First the injunction:
The structural theme must be conceived dynamically, as a pattern of forces, not an arrangement of static shapes.
Rudolf Arnheim, Entropy and Art: An Essay on Disorder and Order
From force to actant:
In 1968, Barthes pointed out that the Proustian narrator is not the person who has seen or felt, nor even the person who writes, but rather he who is going to write.
Jean Frémon “Delta” in Proustiennes translated by Brian Evenson. “Delta” is the final section of Proustiennes.
The opening conclusion, appeal to the reader:
[The concluding sentences to “Delta” and to the book recall the chapter/section on calculating à la Leibniz the ultimate finite number of books and then the necessity of repetition.]
In dreams, in books, in pieces of music, in paintings, in the beings what we love, as on hiking trails, there are sometimes, scattered, signs of gratitude such as compose the traveler’s joy.
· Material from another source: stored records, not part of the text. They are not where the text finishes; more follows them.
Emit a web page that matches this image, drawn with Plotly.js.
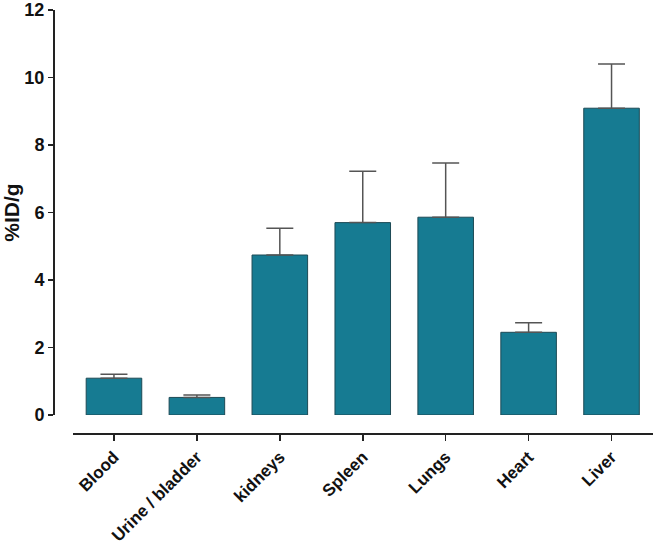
<!DOCTYPE html>
<html>
<head>
<meta charset="utf-8">
<script src="https://cdn.plot.ly/plotly-3.0.1.min.js"></script>
<style>html,body{margin:0;padding:0;background:#fff;}#chart{width:653px;height:547px;}</style>
</head>
<body>
<div id="chart"></div>
<script>
var categories = ["Blood", "Urine / bladder", "kidneys", "Spleen", "Lungs", "Heart", "Liver"];
var means = [1.09, 0.52, 4.74, 5.70, 5.86, 2.45, 9.09];
var errorsUp = [0.12, 0.07, 0.79, 1.52, 1.61, 0.28, 1.31];
var yTickVals = [0, 2, 4, 6, 8, 10, 12];

var trace = {
  type: "bar",
  x: categories,
  y: means,
  width: 0.67,
  marker: {color: "#167b92", line: {color: "#1d4a55", width: 1}},
  error_y: {type: "data", array: errorsUp, arrayminus: errorsUp.map(function(){return 0;}), symmetric: false,
            color: "#555555", thickness: 1.5, width: 13.5},
  hoverinfo: "skip"
};

var fam = "Liberation Sans, Arial, sans-serif";

var layout = {
  width: 653, height: 547,
  margin: {l: 53, r: 0, t: 10, b: 114},
  paper_bgcolor: "#fff", plot_bgcolor: "#fff",
  showlegend: false,
  font: {family: fam, color: "#111", size: 18},
  xaxis: {
    domain: [0.0325, 1],
    anchor: "free", position: 0,
    range: [-0.5, 6.5],
    showline: true, linecolor: "#222", linewidth: 1.5,
    ticks: "outside", ticklen: 6, tickwidth: 1.5, tickcolor: "#222",
    tickangle: -45,
    tickfont: {family: fam, size: 17, weight: "bold", color: "#111"},
    showgrid: false, zeroline: false, fixedrange: true
  },
  yaxis: {
    domain: [0.0426, 1],
    anchor: "free", position: 0,
    range: [0, 12],
    tickvals: yTickVals,
    ticktext: yTickVals.map(String),
    showline: true, linecolor: "#222", linewidth: 1.5,
    ticks: "outside", ticklen: 5, tickwidth: 1.5, tickcolor: "#222",
    tickfont: {family: fam, size: 18, weight: "bold", color: "#111"},
    title: {text: "%ID/g", standoff: 6, font: {family: fam, size: 21, weight: "bold", color: "#111"}},
    showgrid: false, zeroline: false, fixedrange: true
  },
  bargap: 0.33
};

Plotly.newPlot("chart", [trace], layout, {displayModeBar: false, staticPlot: true});
</script>
</body>
</html>
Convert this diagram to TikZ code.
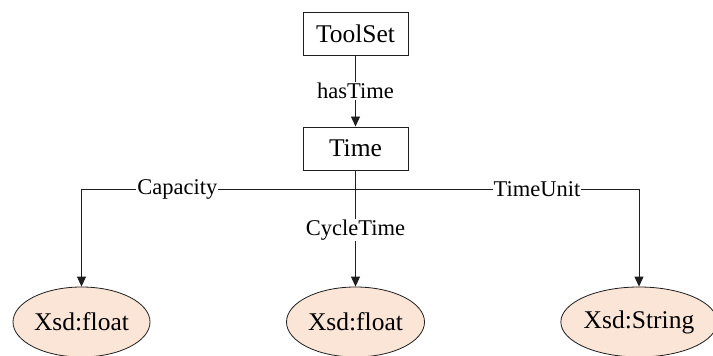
\documentclass[tikz,border=0pt]{standalone}
\usepackage{fontspec}
\setmainfont{Liberation Serif}
\usetikzlibrary{shapes.geometric,arrows.meta}
\definecolor{peach}{RGB}{251,229,214}
\definecolor{ink}{RGB}{30,30,30}
\begin{document}
\begin{tikzpicture}[x=1pt,y=1pt,
  classbox/.style={draw=ink,line width=0.9pt,fill=white,minimum width=105pt,minimum height=43pt,inner sep=0pt,font=\fontsize{25.5}{28}\selectfont},
  literal/.style={ellipse,draw=ink,line width=0.8pt,fill=peach,minimum height=70pt,inner sep=0pt,font=\fontsize{25.5}{28}\selectfont},
  arr/.style={draw=ink,line width=0.9pt,-{Triangle[length=10pt,width=9pt]}},
  lab/.style={fill=white,inner sep=1pt,font=\fontsize{22.5}{25}\selectfont}]
\useasboundingbox (0,0) rectangle (713,356);

% classes
\node[classbox] (toolset) at (355.5,322.5) {ToolSet};
\node[classbox] (time) at (355.5,207.5) {Time};

% datatype literals
\node[literal,minimum width=137pt] (e1) at (81.5,34) {Xsd:float};
\node[literal,minimum width=138pt] (e2) at (355.5,34) {Xsd:float};
\node[literal,minimum width=154pt] (e3) at (639,34) {Xsd:String};

% branching point below Time
\coordinate (j) at (time.south |- 0,167);

% connectors
\draw[arr] (toolset) -- node[lab,midway]{hasTime} (time);
\draw[draw=ink,line width=0.9pt] (time.south) -- (j);
\draw[arr] (j) -- node[lab,pos=0.65]{Capacity} (e1.north |- j) -- (e1.north);
\draw[arr] (j) -- node[lab,pos=0.64]{TimeUnit} (e3.north |- j) -- (e3.north);
\draw[arr] (time.south) -- node[lab,pos=0.513]{CycleTime} (e2.north);
\end{tikzpicture}
\end{document}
They are fleeting, like sand, unstable, like sand can be, innumerable… They attest to the presence of something else, as do the shadows that reveal what’s in the light, as do the efforts of the dead who haunt the living.
[Before this is] “The Traveler’s Joy the English call the climbing viburnum because its presence on the hedges lining a road signals that you are approaching a hamlet.”
For “hamlet” read “home”. Always approaching. Hear hameau. Always approached. Approach.